We had grocery store sandwiches for lunch in Tetlin under a warm, sunny sky. Somewhere outside Slana we rode into a downpour — just drenching rain. On top of which it was a thunderstorm, and I was not carrying a Farraday cage with me: motorcycles and lightning are not a good combination, and it was a nerve‐wracking episode. Within 20 minutes, we were back into the sunshine and mid‐70s and had dried out in no time.
We had spent some time after reaching Alaska on the Sena talking about pushing into Anchorage in order to be able to add Homer to the trip the following day. Anchorage was about 180 miles beyond our programmed camp spot for the night, which was Dry Creek, and detouring into Homer meant we had to find budget in the schedule to get there. We spent about 20 minutes pulled up in the campground at Dry Creek, where I dithered about saddling back up for another 180 miles and decided to push on. It may have been the mosquitoes that were stabbing me as I stood there that encouraged me; in fact, I took one of them inside my helmet with me to Anchorage. It ate well before it died.
We were not very far down the road when we ran into another thunderstorm, and we were in it or on its periphery for quite a few miles. The weather cleared for good around Tehneta Pass on Glenn Highway, and the scenery commenced: breathtaking around each corner all the way to Anchorage.
Despite the best efforts of the Garmin to find a restaurant in Anchorage that was not part of a chain, we finally surrendered at 10∶00 PM and settled into a booth at Denny’s. We had agreed to compensate ourselves for the impromptu extra time in the saddle by finding a hotel, and so 642 miles after we had rolled on the throttle at Pine Lake in Haines Junction, wrestled the bikes over the frost‐broken highway, fixed a flat tire, and clenched up through thunderstorms, Holiday Inn Express in Anchorage got our business for the night. What a day, indeed.

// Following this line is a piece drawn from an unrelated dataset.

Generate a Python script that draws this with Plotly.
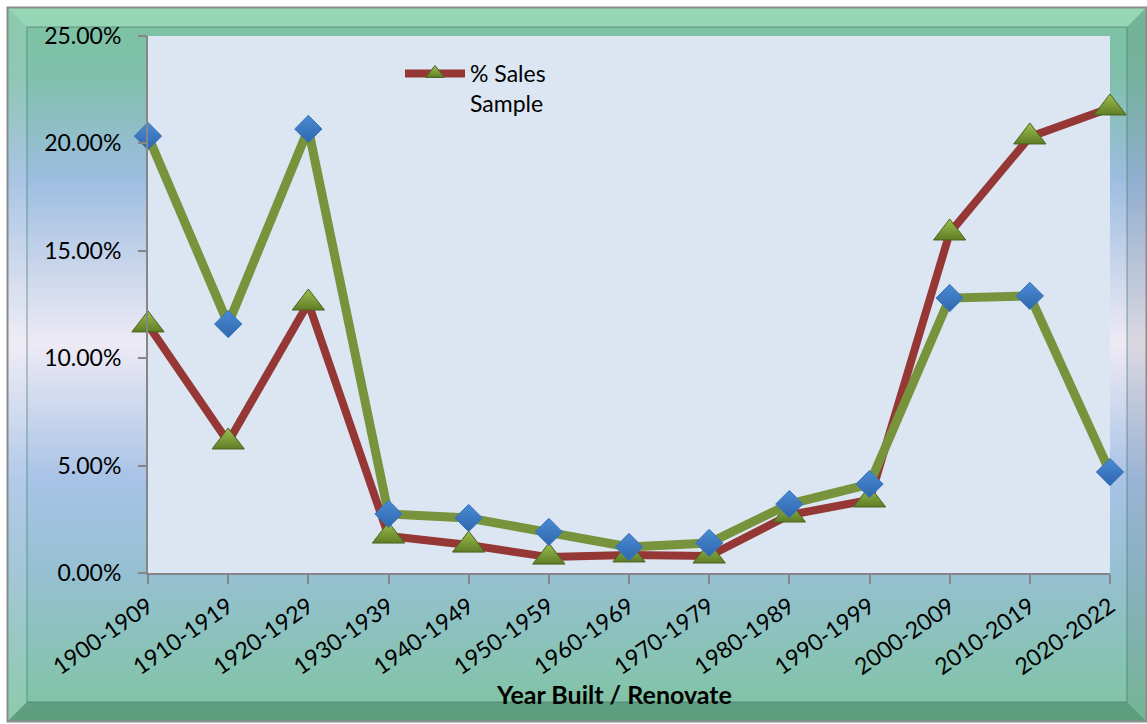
import base64
import plotly.graph_objects as go

# Decade buckets of construction / renovation year
decades = ["1900-1909", "1910-1919", "1920-1929", "1930-1939", "1940-1949",
           "1950-1959", "1960-1969", "1970-1979", "1980-1989", "1990-1999",
           "2000-2009", "2010-2019", "2020-2022"]

# Share of sales per decade (fractions)
pct_sales = [0.1155, 0.0610, 0.1257, 0.0172, 0.0130, 0.0074, 0.0084,
             0.0079, 0.0270, 0.0340, 0.1583, 0.2030, 0.2165]

# Share of the sample per decade (fractions)
pct_sample = [0.2034, 0.1159, 0.2067, 0.0275, 0.0256, 0.0191, 0.0121,
              0.0140, 0.0321, 0.0414, 0.1280, 0.1290, 0.0470]

y_ticks = [0, 0.05, 0.10, 0.15, 0.20, 0.25]

W, H = 1147, 724
ML, MR, MT, MB = 148, 37, 36, 151
PW, PH = W - ML - MR, H - MT - MB

FONT = "Lato, 'Noto Sans', sans-serif"
TICK_SIZE = 23

# Chart-area backdrop: vertical green/blue/white gradient with a bevelled frame
svg = f"""<svg xmlns='http://www.w3.org/2000/svg' width='{W}' height='{H}' viewBox='0 0 {W} {H}'>
<defs>
<linearGradient id='g' x1='0' y1='0' x2='0' y2='1'>
<stop offset='0' stop-color='#7cc3a2'/>
<stop offset='0.10' stop-color='#80c0ac'/>
<stop offset='0.24' stop-color='#9dbde0'/>
<stop offset='0.47' stop-color='#eeeaf5'/>
<stop offset='0.66' stop-color='#a8c3e6'/>
<stop offset='0.79' stop-color='#96c0d2'/>
<stop offset='1' stop-color='#7ec4a0'/>
</linearGradient>
</defs>
<rect x='0' y='0' width='{W}' height='{H}' fill='#ffffff'/>
<rect x='7' y='7' width='{W-7}' height='{H-9}' fill='url(#g)'/>
<polygon points='7,7 {W},7 {W-20},27 27,27' fill='#b6f0cf' fill-opacity='0.45'/>
<polygon points='7,7 27,27 27,{H-22} 7,{H-2}' fill='#ffffff' fill-opacity='0.12'/>
<polygon points='{W},7 {W},{H-2} {W-20},{H-22} {W-20},27' fill='#000000' fill-opacity='0.08'/>
<polygon points='7,{H-2} 27,{H-22} {W-20},{H-22} {W},{H-2}' fill='#1f5a40' fill-opacity='0.35'/>
<rect x='27' y='27' width='{W-47}' height='{H-49}' fill='none' stroke='#3f7a66' stroke-opacity='0.45' stroke-width='1.5'/>
<rect x='7.5' y='7.5' width='{W-8}' height='{H-10}' fill='none' stroke='#8c8c8c' stroke-width='2'/>
</svg>"""
bg_uri = "data:image/svg+xml;base64," + base64.b64encode(svg.encode()).decode()

fig = go.Figure()

fig.add_trace(go.Scatter(
    x=decades, y=pct_sales, mode="lines+markers",
    name="% Sales<br>Sample", showlegend=True, cliponaxis=False,
    line=dict(color="#953735", width=8),
    marker=dict(symbol="triangle-up", size=28, color="#9dbf4f",
                gradient=dict(type="vertical", color="#5f7d25"),
                line=dict(color="#4b6320", width=1)),
))

fig.add_trace(go.Scatter(
    x=decades, y=pct_sample, mode="lines+markers",
    name="Sample", showlegend=False, cliponaxis=False,
    line=dict(color="#77933c", width=9),
    marker=dict(symbol="diamond", size=21, color="#4a8ad4",
                gradient=dict(type="vertical", color="#2f67ad"),
                line=dict(color="#3a74b8", width=1)),
))

fig.update_layout(
    width=W, height=H,
    margin=dict(l=ML, r=MR, t=MT, b=MB, pad=0),
    paper_bgcolor="#ffffff",
    plot_bgcolor="rgba(0,0,0,0)",
    font=dict(family=FONT, size=TICK_SIZE, color="#000000"),
    showlegend=True,
    legend=dict(x=(400 - ML) / PW, y=1 - (52 - MT) / PH, xanchor="left", yanchor="top",
                bgcolor="rgba(0,0,0,0)", borderwidth=0, valign="top",
                itemwidth=60, font=dict(family=FONT, size=TICK_SIZE, color="#000000")),
    images=[dict(source=bg_uri, xref="paper", yref="paper",
                 x=-ML / PW, y=1 + MT / PH, sizex=W / PW, sizey=H / PH,
                 xanchor="left", yanchor="top", sizing="stretch", layer="below")],
    shapes=[dict(type="rect", xref="paper", yref="paper", x0=0, x1=1, y0=0, y1=1,
                 fillcolor="#dce6f2", line=dict(width=0), layer="below")],
    annotations=[dict(text="<b>Year Built / Renovate</b>", xref="paper", yref="paper",
                      x=(614 - ML) / PW, y=(MT + PH - 694) / PH,
                      xanchor="center", yanchor="middle", showarrow=False,
                      font=dict(family=FONT, size=25, color="#000000"))],
)

fig.update_xaxes(
    type="category", range=[0, len(decades) - 1],
    showline=True, linecolor="#868686", linewidth=2,
    ticks="outside", ticklen=9, tickcolor="#868686", tickwidth=2,
    tickangle=-35, showgrid=False, zeroline=False,
    tickfont=dict(family=FONT, size=TICK_SIZE, color="#000000"),
)

fig.update_yaxes(
    range=[0, 0.25], tickvals=y_ticks, tickformat=".2%",
    showline=True, linecolor="#868686", linewidth=2,
    ticks="outside", ticklen=8, tickcolor="#868686", tickwidth=2,
    ticklabelstandoff=12, showgrid=False, zeroline=False,
    tickfont=dict(family=FONT, size=TICK_SIZE, color="#000000"),
)

fig.write_html("out.html")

The ride onto the Kenai Peninsula the next day disclosed where all the Alaska postcard photos must be taken. Holy cow. Mountains erupt straight up out of the bays and inlets and surround the traveler.
We took our time getting to the turnoff to Homer, where we decided that we had asked enough of the repaired tire on the Triumph and not to tempt fate any further by disappearing into that stretch of the Peninsula; instead, we covered the last few miles into Seward and — with the exception of the brief backtrack the next day to Whittier to await the ferry — called it a trip.

One thing I failed to anticipate was how violently the camera’s mount would shake given the state of repair of the road, and so I had to discard a considerable amount of footage simply because of the effect of that shaking. I have been experimenting with changes to the mounting hardware to reduce the displacement of the camera as the suspension fights with the road surface.